#### [Instructions for the task]
Output the data exactly, with every line intact.

#### [Dataset section]
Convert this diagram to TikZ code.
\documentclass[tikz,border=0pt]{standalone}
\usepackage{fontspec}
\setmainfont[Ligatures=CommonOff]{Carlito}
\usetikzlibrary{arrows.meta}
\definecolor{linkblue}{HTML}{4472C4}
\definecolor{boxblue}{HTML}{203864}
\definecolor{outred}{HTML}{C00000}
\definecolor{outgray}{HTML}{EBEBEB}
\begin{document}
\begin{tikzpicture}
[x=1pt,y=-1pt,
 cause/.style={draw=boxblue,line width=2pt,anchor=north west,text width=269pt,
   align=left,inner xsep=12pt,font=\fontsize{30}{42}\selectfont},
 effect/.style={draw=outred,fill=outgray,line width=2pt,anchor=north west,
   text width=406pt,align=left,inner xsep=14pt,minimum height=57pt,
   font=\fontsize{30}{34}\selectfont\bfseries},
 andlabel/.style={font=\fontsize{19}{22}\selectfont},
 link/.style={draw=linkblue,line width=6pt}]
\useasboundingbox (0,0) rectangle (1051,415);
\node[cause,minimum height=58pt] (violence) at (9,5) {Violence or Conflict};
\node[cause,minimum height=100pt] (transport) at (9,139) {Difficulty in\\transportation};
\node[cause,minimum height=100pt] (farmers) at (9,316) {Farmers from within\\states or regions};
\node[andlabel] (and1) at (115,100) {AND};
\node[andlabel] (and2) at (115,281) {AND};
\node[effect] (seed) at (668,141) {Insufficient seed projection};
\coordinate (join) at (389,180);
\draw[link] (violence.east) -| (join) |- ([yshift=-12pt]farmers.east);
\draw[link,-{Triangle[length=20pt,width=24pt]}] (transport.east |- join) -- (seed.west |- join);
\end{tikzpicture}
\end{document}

#### [Answer for the task]
Convert this diagram to TikZ code.
\documentclass[tikz,border=0pt]{standalone}
\usepackage{fontspec}
\setmainfont[Ligatures=CommonOff]{Carlito}
\usetikzlibrary{arrows.meta}
\definecolor{linkblue}{HTML}{4472C4}
\definecolor{boxblue}{HTML}{203864}
\definecolor{outred}{HTML}{C00000}
\definecolor{outgray}{HTML}{EBEBEB}
\begin{document}
\begin{tikzpicture}
[x=1pt,y=-1pt,
 cause/.style={draw=boxblue,line width=2pt,anchor=north west,text width=269pt,
   align=left,inner xsep=12pt,font=\fontsize{30}{42}\selectfont},
 effect/.style={draw=outred,fill=outgray,line width=2pt,anchor=north west,
   text width=406pt,align=left,inner xsep=14pt,minimum height=57pt,
   font=\fontsize{30}{34}\selectfont\bfseries},
 andlabel/.style={font=\fontsize{19}{22}\selectfont},
 link/.style={draw=linkblue,line width=6pt}]
\useasboundingbox (0,0) rectangle (1051,415);
\node[cause,minimum height=58pt] (violence) at (9,5) {Violence or Conflict};
\node[cause,minimum height=100pt] (transport) at (9,139) {Difficulty in\\transportation};
\node[cause,minimum height=100pt] (farmers) at (9,316) {Farmers from within\\states or regions};
\node[andlabel] (and1) at (115,100) {AND};
\node[andlabel] (and2) at (115,281) {AND};
\node[effect] (seed) at (668,141) {Insufficient seed projection};
\coordinate (join) at (389,180);
\draw[link] (violence.east) -| (join) |- ([yshift=-12pt]farmers.east);
\draw[link,-{Triangle[length=20pt,width=24pt]}] (transport.east |- join) -- (seed.west |- join);
\end{tikzpicture}
\end{document}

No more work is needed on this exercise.